Four Mexican soldiers arrested for entering U.S. territory in pursuit of smugglers crossed the border accidentally and did not mean to violate American sovereignty, a Mexican diplomat said Monday.
“It’s not an invasion, of course,” said Luis Morones, Mexico’s deputy counsel general in San Diego.
Both Morones and U.S. Border Patrol officials said they expected that the four members of the Mexican naval infantry would be released soon and allowed to return to Mexico.
“We have no desire to embarrass anyone in this incident. We are not trying to embarrass Mexico. We are just trying to gather all the facts,” Border Patrol spokesman Mike Nicley said. “We’re trying to expedite their return to Mexico, and we will do so at the appropriate time.”
Nicley said, however, that the four soldiers admitted during questioning that they were aware they had crossed into the United States. Nicley declined to release further details about the soldiers’ entry, saying the investigation was still in an “embryonic stage.”
Dale Cozart, chief agent in the Border Patrol’s San Diego sector, said the four men were arrested Sunday night after being spotted on a beach near Imperial Beach questioning picnickers.
U.S. authorities hope to locate the picnickers to find out what happened during the encounter.
The soldiers, whose names were not released, told Border Patrol officials that they crossed the border Sunday night in pursuit of drug or weapons smugglers.
The crossing was made without any notification to U.S. authorities, who said they were concerned about possible violation of U.S. sovereignty.
State Department officials and the Mexican Consulate in San Diego and Mexican military officials were notified of the arrests by the Border Patrol.
“I’m not sure there will be a (diplomatic) protest, but all of the interested parties are on board in trying to resolve this very serious situation,” Cozart said.
The incident occurred about 1 1/2 miles inside U.S. territory, near Border Field State Park, Cozart said.
“The international line is marked clearly. It was not just an inadvertent entry,” he said.
The men, who were armed with military-issue automatic rifles, were being held solely for investigation of immigration violations, Cozart said.
“It’s a very serious thing to be in the United States illegally and to be in possession of an automatic weapon,” he said.
U.S. authorities described the soldiers as being equivalent in rank to privates.
The crew of a Border Patrol helicopter spotted the four talking to a group of 10 to 15 people on the beach.
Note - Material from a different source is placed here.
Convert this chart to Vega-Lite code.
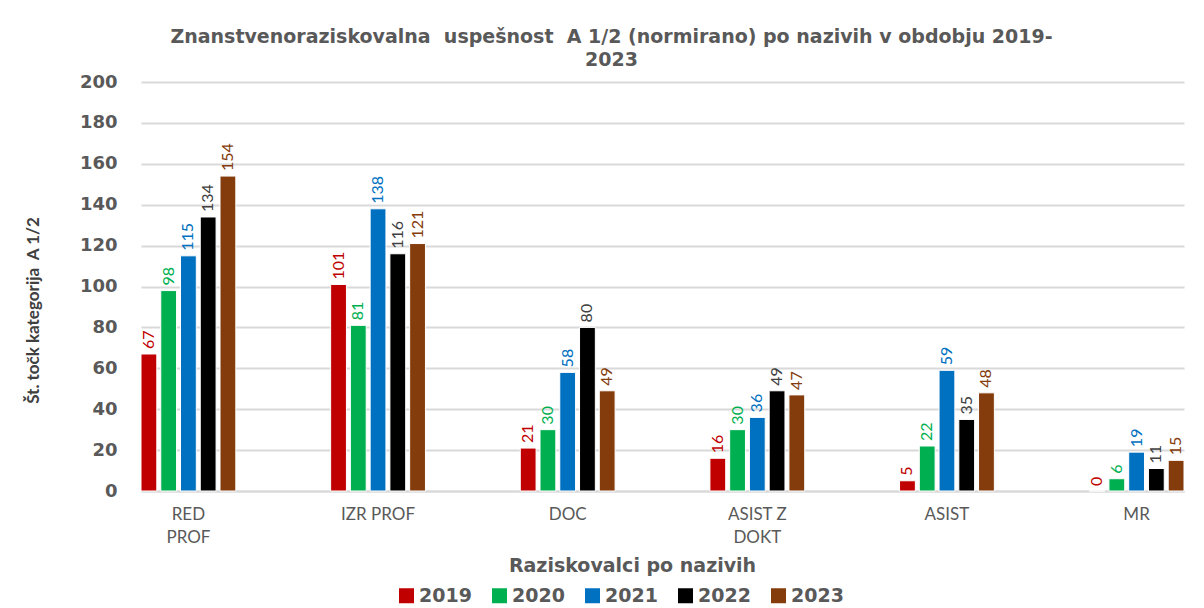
{
  "$schema": "https://vega.github.io/schema/vega-lite/v6.json",
  "autosize": {"type": "none"},
  "padding": {"left": 141, "top": 82, "right": 20, "bottom": 117},
  "width": 1043,
  "height": 409,
  "background": "white",
  "title": {
    "text": ["Znanstvenoraziskovalna\u00a0 uspešnost\u00a0 A 1/2 (normirano) po nazivih v obdobju 2019-", "2023"],
    "anchor": "middle",
    "frame": "group",
    "dx": -51,
    "offset": 3,
    "font": "DejaVu Sans",
    "fontSize": 19,
    "fontWeight": "bold",
    "color": "#595959",
    "lineHeight": 23
  },
  "data": {
    "values": [
      {"naziv": "RED PROF", "leto": "2019", "vrednost": 67},
      {"naziv": "RED PROF", "leto": "2020", "vrednost": 98},
      {"naziv": "RED PROF", "leto": "2021", "vrednost": 115},
      {"naziv": "RED PROF", "leto": "2022", "vrednost": 134},
      {"naziv": "RED PROF", "leto": "2023", "vrednost": 154},
      {"naziv": "IZR PROF", "leto": "2019", "vrednost": 101},
      {"naziv": "IZR PROF", "leto": "2020", "vrednost": 81},
      {"naziv": "IZR PROF", "leto": "2021", "vrednost": 138},
      {"naziv": "IZR PROF", "leto": "2022", "vrednost": 116},
      {"naziv": "IZR PROF", "leto": "2023", "vrednost": 121},
      {"naziv": "DOC", "leto": "2019", "vrednost": 21},
      {"naziv": "DOC", "leto": "2020", "vrednost": 30},
      {"naziv": "DOC", "leto": "2021", "vrednost": 58},
      {"naziv": "DOC", "leto": "2022", "vrednost": 80},
      {"naziv": "DOC", "leto": "2023", "vrednost": 49},
      {"naziv": "ASIST Z DOKT", "leto": "2019", "vrednost": 16},
      {"naziv": "ASIST Z DOKT", "leto": "2020", "vrednost": 30},
      {"naziv": "ASIST Z DOKT", "leto": "2021", "vrednost": 36},
      {"naziv": "ASIST Z DOKT", "leto": "2022", "vrednost": 49},
      {"naziv": "ASIST Z DOKT", "leto": "2023", "vrednost": 47},
      {"naziv": "ASIST", "leto": "2019", "vrednost": 5},
      {"naziv": "ASIST", "leto": "2020", "vrednost": 22},
      {"naziv": "ASIST", "leto": "2021", "vrednost": 59},
      {"naziv": "ASIST", "leto": "2022", "vrednost": 35},
      {"naziv": "ASIST", "leto": "2023", "vrednost": 48},
      {"naziv": "MR", "leto": "2019", "vrednost": 0},
      {"naziv": "MR", "leto": "2020", "vrednost": 6},
      {"naziv": "MR", "leto": "2021", "vrednost": 19},
      {"naziv": "MR", "leto": "2022", "vrednost": 11},
      {"naziv": "MR", "leto": "2023", "vrednost": 15}
    ]
  },
  "encoding": {
    "x": {
      "field": "naziv",
      "type": "nominal",
      "sort": ["RED PROF", "IZR PROF", "DOC", "ASIST Z DOKT", "ASIST", "MR"],
      "scale": {"paddingInner": 0.5, "paddingOuter": 0},
      "axis": {
        "title": "Raziskovalci po nazivih",
        "labelAngle": 0,
        "labelExpr": "datum.value == 'RED PROF' ? ['RED', 'PROF'] : datum.value == 'ASIST Z DOKT' ? ['ASIST Z', 'DOKT'] : datum.value",
        "labelFont": "Lato",
        "labelFontSize": 17,
        "labelColor": "#595959",
        "labelPadding": 15,
        "labelLineHeight": 23,
        "labelBaseline": "top",
        "ticks": false,
        "domainColor": "#D9D9D9",
        "domainWidth": 2,
        "titleFont": "DejaVu Sans",
        "titleFontSize": 19,
        "titleFontWeight": "bold",
        "titleColor": "#595959",
        "titleX": 491,
        "titleY": 74,
        "titleBaseline": "middle"
      }
    },
    "xOffset": {
      "field": "leto",
      "type": "nominal",
      "scale": {"paddingInner": 0.2}
    },
    "y": {
      "field": "vrednost",
      "type": "quantitative",
      "scale": {"domain": [0, 200], "nice": false},
      "axis": {
        "title": "Št. točk kategorija\u00a0 A 1/2",
        "values": [0, 20, 40, 60, 80, 100, 120, 140, 160, 180, 200],
        "labelFont": "DejaVu Sans",
        "labelFontSize": 18,
        "labelFontWeight": "bold",
        "labelColor": "#595959",
        "labelPadding": 24,
        "ticks": false,
        "domain": false,
        "gridColor": "#D9D9D9",
        "gridWidth": 2,
        "titleFont": "Lato",
        "titleFontSize": 17,
        "titleFontWeight": "bold",
        "titleColor": "#404040",
        "titleAngle": 270,
        "titleX": -108,
        "titleY": 228,
        "titleAlign": "center",
        "titleBaseline": "middle"
      }
    }
  },
  "layer": [
    {
      "mark": {"type": "bar", "stroke": "white", "strokeWidth": 1},
      "encoding": {
        "color": {
          "field": "leto",
          "type": "nominal",
          "scale": {
            "domain": ["2019", "2020", "2021", "2022", "2023"],
            "range": ["#C00000", "#00B050", "#0070C0", "#000000", "#843C0C"]
          },
          "legend": {
            "title": null,
            "orient": "none",
            "direction": "horizontal",
            "legendX": 256,
            "legendY": 504,
            "symbolType": "square",
            "symbolSize": 225,
            "symbolStrokeWidth": 0,
            "labelFont": "DejaVu Sans",
            "labelFontSize": 19,
            "labelFontWeight": "bold",
            "labelColor": "#595959",
            "labelOffset": 3,
            "columnPadding": 18
          }
        }
      }
    },
    {
      "mark": {"type": "text", "angle": 270, "align": "left", "baseline": "middle", "dx": 5, "font": "Lato", "fontSize": 16},
      "encoding": {
        "text": {"field": "vrednost", "type": "quantitative"},
        "color": {
          "field": "leto",
          "type": "nominal",
          "scale": {
            "domain": ["2019", "2020", "2021", "2022", "2023"],
            "range": ["#C00000", "#00B050", "#0070C0", "#404040", "#843C0C"]
          },
          "legend": null
        }
      }
    }
  ],
  "resolve": {"scale": {"color": "independent"}},
  "config": {"view": {"stroke": null}}
}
When the helicopter’s spotlight was aimed on the area, the picnickers scattered, authorities said.
The four Mexicans headed south toward the border but were intercepted by Border Patrol agents and San Diego County sheriff’s deputies. They were arrested without incident and taken to the Border Patrol’s San Ysidro station for questioning.
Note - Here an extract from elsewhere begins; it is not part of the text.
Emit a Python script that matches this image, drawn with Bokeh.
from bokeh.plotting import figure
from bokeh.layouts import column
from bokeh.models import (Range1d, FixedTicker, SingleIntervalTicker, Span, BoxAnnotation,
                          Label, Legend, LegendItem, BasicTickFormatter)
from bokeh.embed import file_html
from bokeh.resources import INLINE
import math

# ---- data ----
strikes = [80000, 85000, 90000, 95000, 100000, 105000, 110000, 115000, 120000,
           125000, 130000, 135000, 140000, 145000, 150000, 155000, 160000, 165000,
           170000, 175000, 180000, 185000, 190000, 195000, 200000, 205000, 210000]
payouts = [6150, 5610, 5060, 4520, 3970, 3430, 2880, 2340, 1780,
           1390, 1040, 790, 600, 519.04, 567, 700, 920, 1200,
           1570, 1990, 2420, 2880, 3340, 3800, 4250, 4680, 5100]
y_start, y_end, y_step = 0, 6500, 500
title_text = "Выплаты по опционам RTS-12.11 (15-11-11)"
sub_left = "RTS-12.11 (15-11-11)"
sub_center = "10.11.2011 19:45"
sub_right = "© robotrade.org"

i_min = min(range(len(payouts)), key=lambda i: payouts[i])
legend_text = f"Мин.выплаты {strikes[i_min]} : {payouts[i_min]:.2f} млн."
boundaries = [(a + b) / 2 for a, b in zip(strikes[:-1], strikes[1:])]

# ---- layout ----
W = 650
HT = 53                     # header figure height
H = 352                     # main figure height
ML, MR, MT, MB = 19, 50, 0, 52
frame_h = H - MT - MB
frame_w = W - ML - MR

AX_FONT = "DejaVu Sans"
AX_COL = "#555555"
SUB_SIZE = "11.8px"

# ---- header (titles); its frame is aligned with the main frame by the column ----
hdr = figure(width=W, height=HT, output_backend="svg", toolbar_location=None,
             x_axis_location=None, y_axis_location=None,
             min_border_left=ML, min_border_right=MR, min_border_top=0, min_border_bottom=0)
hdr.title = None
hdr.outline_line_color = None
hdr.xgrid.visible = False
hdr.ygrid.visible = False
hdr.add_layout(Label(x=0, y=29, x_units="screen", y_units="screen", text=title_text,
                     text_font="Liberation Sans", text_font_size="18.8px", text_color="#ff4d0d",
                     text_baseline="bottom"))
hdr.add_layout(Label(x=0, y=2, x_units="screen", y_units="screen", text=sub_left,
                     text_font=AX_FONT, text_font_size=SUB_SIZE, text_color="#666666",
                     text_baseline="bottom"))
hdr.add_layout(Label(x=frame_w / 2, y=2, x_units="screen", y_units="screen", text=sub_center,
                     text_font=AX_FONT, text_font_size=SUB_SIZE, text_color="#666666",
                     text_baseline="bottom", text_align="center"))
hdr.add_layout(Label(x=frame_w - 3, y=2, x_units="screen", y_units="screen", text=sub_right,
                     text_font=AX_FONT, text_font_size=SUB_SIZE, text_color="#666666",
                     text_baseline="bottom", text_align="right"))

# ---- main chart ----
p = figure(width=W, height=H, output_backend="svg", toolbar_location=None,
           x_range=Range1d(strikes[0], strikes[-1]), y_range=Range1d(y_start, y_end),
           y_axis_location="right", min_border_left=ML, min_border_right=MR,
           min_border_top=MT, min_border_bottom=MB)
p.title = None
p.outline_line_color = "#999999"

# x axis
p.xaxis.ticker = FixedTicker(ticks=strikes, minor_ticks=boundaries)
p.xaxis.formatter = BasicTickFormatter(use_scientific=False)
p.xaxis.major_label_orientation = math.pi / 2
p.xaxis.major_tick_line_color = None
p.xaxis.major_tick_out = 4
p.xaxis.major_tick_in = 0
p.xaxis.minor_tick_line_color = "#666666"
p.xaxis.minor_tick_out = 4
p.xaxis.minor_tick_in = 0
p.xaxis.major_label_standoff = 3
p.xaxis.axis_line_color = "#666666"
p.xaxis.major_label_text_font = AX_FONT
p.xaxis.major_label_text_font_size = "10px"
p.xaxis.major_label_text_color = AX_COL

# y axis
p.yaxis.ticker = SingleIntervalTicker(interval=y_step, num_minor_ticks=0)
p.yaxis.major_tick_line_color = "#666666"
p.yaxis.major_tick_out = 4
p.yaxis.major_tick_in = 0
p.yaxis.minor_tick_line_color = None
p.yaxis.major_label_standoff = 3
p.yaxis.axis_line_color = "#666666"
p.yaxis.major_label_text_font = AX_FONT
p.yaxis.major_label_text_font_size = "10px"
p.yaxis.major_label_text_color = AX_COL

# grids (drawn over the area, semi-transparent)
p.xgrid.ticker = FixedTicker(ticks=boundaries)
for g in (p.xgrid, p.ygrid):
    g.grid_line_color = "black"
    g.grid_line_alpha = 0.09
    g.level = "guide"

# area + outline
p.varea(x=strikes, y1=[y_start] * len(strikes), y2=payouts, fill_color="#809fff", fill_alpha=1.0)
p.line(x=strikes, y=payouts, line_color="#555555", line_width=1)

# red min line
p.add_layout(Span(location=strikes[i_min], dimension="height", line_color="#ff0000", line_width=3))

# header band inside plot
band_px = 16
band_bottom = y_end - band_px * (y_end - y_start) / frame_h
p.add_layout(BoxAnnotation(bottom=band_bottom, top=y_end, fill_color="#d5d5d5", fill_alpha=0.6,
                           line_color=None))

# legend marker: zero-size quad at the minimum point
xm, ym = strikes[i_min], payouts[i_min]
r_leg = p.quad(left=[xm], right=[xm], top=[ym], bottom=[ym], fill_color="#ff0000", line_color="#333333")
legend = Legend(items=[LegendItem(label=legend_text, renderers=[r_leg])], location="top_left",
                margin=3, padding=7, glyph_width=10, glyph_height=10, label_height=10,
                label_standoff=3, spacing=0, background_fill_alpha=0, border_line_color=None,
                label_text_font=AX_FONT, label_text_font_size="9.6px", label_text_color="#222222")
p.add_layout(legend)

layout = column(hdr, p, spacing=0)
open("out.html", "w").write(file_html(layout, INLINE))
“They stated again that they were trying to take into custody two individuals that were supposedly smuggling either drugs or weapons. That is the story they are sticking with,” Cozart said.
In a similar 1986 incident in New Mexico, Border Patrol agents arrested seven Mexican judicial police agents who said they had accidentally strayed less than a mile into New Mexico while on an anti-drug-smuggling assignment.